**PROVIDED MATERIAL**
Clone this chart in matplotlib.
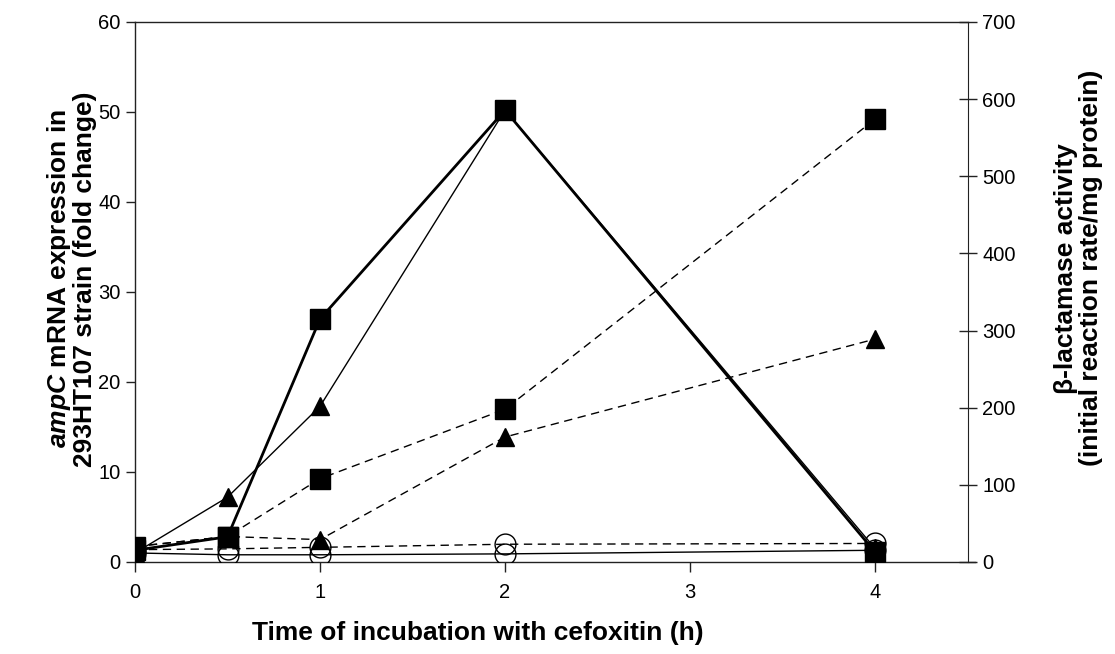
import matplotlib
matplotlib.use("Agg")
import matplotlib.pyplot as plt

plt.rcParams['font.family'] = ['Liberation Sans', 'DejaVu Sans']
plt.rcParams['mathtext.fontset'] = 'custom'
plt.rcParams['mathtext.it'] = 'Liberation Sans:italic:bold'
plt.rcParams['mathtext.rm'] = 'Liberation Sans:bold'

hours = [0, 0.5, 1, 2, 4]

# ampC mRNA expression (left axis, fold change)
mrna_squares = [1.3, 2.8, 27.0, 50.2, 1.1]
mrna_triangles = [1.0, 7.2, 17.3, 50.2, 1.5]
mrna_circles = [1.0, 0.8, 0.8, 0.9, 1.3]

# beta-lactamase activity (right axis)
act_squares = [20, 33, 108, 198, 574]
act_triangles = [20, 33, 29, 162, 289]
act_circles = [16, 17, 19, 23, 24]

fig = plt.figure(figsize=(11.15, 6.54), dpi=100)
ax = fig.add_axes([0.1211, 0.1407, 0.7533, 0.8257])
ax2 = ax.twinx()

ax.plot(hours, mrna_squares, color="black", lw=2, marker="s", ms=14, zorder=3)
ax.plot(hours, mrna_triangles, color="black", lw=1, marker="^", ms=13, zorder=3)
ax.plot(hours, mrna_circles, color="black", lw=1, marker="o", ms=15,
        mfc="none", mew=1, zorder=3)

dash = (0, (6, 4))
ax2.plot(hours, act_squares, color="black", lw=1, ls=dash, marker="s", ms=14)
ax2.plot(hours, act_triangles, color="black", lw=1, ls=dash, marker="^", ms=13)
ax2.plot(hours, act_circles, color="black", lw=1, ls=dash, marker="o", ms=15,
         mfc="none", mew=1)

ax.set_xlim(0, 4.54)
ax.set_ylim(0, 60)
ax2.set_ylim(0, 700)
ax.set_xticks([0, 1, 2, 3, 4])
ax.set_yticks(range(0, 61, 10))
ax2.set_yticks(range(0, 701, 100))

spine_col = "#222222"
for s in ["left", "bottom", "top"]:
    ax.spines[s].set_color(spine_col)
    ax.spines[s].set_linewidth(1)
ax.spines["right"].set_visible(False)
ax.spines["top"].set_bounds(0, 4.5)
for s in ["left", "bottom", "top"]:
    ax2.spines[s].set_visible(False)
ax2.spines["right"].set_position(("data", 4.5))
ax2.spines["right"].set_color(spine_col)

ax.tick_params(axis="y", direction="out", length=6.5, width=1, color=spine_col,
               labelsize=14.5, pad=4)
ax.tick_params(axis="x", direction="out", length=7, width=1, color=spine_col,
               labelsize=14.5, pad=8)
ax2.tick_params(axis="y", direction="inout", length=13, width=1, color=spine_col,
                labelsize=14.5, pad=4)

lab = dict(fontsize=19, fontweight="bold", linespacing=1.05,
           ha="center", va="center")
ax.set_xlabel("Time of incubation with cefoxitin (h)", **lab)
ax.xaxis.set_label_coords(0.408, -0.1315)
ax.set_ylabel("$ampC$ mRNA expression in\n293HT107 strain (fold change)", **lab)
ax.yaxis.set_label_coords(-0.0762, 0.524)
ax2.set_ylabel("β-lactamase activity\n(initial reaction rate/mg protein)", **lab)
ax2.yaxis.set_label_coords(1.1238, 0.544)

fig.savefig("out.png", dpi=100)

**TASK REQUIREMENTS**
Quote, exactly and only, the lines from the first line of the data above through the line containing "act_circles = [16, 17, 19, 23, 24]". The pictures do not belong in it.

**RESPONSE**
Clone this chart in matplotlib.
import matplotlib
matplotlib.use("Agg")
import matplotlib.pyplot as plt

plt.rcParams['font.family'] = ['Liberation Sans', 'DejaVu Sans']
plt.rcParams['mathtext.fontset'] = 'custom'
plt.rcParams['mathtext.it'] = 'Liberation Sans:italic:bold'
plt.rcParams['mathtext.rm'] = 'Liberation Sans:bold'

hours = [0, 0.5, 1, 2, 4]

# ampC mRNA expression (left axis, fold change)
mrna_squares = [1.3, 2.8, 27.0, 50.2, 1.1]
mrna_triangles = [1.0, 7.2, 17.3, 50.2, 1.5]
mrna_circles = [1.0, 0.8, 0.8, 0.9, 1.3]

# beta-lactamase activity (right axis)
act_squares = [20, 33, 108, 198, 574]
act_triangles = [20, 33, 29, 162, 289]
act_circles = [16, 17, 19, 23, 24]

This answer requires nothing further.